Richard Dawkins: you’re wrong. Deeply, profoundly, fundamentally wrong. Your understanding of feminism is flawed and misinformed, and further, you keep returning to the same poisonous wells of misinformation. It’s like watching creationists try to rebut evolution by citing Kent Hovind; do you not understand that that is not a trustworthy source? It’s a form of motivated reasoning, in which you keep returning to those who provide the comfortable reassurances that your biases are actually correct, rather than challenging yourself with new perspectives.

Just for your information, Christina Hoff Sommers is an anti-feminist. She’s spent her entire career inventing false distinctions and spinning fairy tales about feminism.

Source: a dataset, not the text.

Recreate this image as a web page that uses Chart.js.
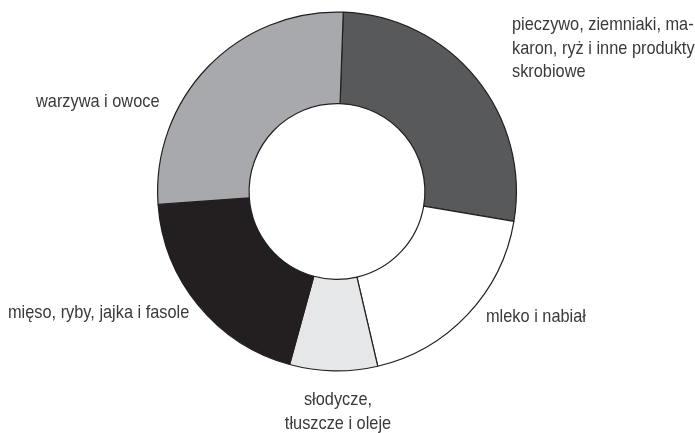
<!DOCTYPE html>
<html>
<head>
<meta charset="utf-8">
<script src="https://cdn.jsdelivr.net/npm/chart.js@4"></script>
<style>
  html, body { margin: 0; padding: 0; background: #fff; }
  #wrap { width: 695px; height: 433px; position: relative; }
</style>
</head>
<body>
<div id="wrap"><canvas id="c" width="695" height="433"></canvas></div>
<script>
const categories = [
  "pieczywo, ziemniaki, makaron, ryż i inne produkty skrobiowe",
  "mleko i nabiał",
  "słodycze, tłuszcze i oleje",
  "mięso, ryby, jajka i fasole",
  "warzywa i owoce"
];
const shares = [27.1, 18.7, 7.9, 19.6, 26.7];
const sliceColors = ["#58595b", "#ffffff", "#e6e7e8", "#231f20", "#a7a9ac"];
const labelLines = [
  ["pieczywo, ziemniaki, ma-", "karon, ryż i inne produkty", "skrobiowe"],
  ["mleko i nabiał"],
  ["słodycze,", "tłuszcze i oleje"],
  ["mięso, ryby, jajka i fasole"],
  ["warzywa i owoce"]
];

// label anchor positions (styling only)
const labelPos = [
  { x: 512, y: 25, align: "left" },
  { x: 486, y: 317, align: "left" },
  { x: 338, y: 400, align: "center" },
  { x: 8, y: 313, align: "left" },
  { x: 36, y: 102, align: "left" }
];

const FONT = "19px 'Liberation Sans', Arial, sans-serif";
const CONDENSE = 0.86;

const labelPlugin = {
  id: "sliceLabels",
  afterDraw(chart) {
    const ctx = chart.ctx;
    labelLines.forEach((lines, i) => {
      const p = labelPos[i];
      lines.forEach((t, j) => {
        ctx.save();
        ctx.font = FONT;
        ctx.fillStyle = "#3a3a3a";
        ctx.textBaseline = "middle";
        ctx.textAlign = p.align;
        ctx.translate(p.x, p.y + j * 23.5);
        ctx.scale(CONDENSE, 1);
        ctx.fillText(t, 0, 0);
        ctx.restore();
      });
    });
  }
};

new Chart(document.getElementById("c"), {
  type: "doughnut",
  data: {
    labels: categories,
    datasets: [{
      data: shares,
      backgroundColor: sliceColors,
      borderColor: "#231f20",
      borderWidth: 1.2,
      borderAlign: "center"
    }]
  },
  options: {
    responsive: false,
    animation: false,
    rotation: 2,
    cutout: "49%",
    layout: { padding: { top: 11, bottom: 61, left: 157, right: 178 } },
    plugins: {
      legend: { display: false },
      tooltip: { enabled: false }
    }
  },
  plugins: [labelPlugin]
});
</script>
</body>
</html>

In the span of a month, big names in the atheo-skeptic community like Dawkins, Sam Harris, and DJ Groethe lined up to endorse Christina Hoff Sommers as a feminist. At about the same time, Ayaan Hirsi Ali declared “We must reclaim and retake feminism from our fellow idiotic women,” and the same people cheered her on. Acquaintances of mine who should have known better defended Sommers and Ali, and I found myself arguing against brick walls. Enraged that I was surrounded by the blind, I did what I always do in these situations.

I researched. I wrote.

The results were modest and never widely circulated, but it caught the eye of M.A. Melby. She offered me a guest post at her blog, and I promised to append more to what I had written. And append I did.

After that was said and done, Melby left me a set of keys and said I could get comfortable. I was officially a co-blogger. I started pumping out blog posts, and never really looked back. Well, almost; out of all that I wrote over at Sinmantyx, that first Christina Hoff Sommers piece has consistently been the most popular.
I’ll do the same thing here as with my Sinmantyx statistics posts, keep the originals intact and in-place and create an archive over here.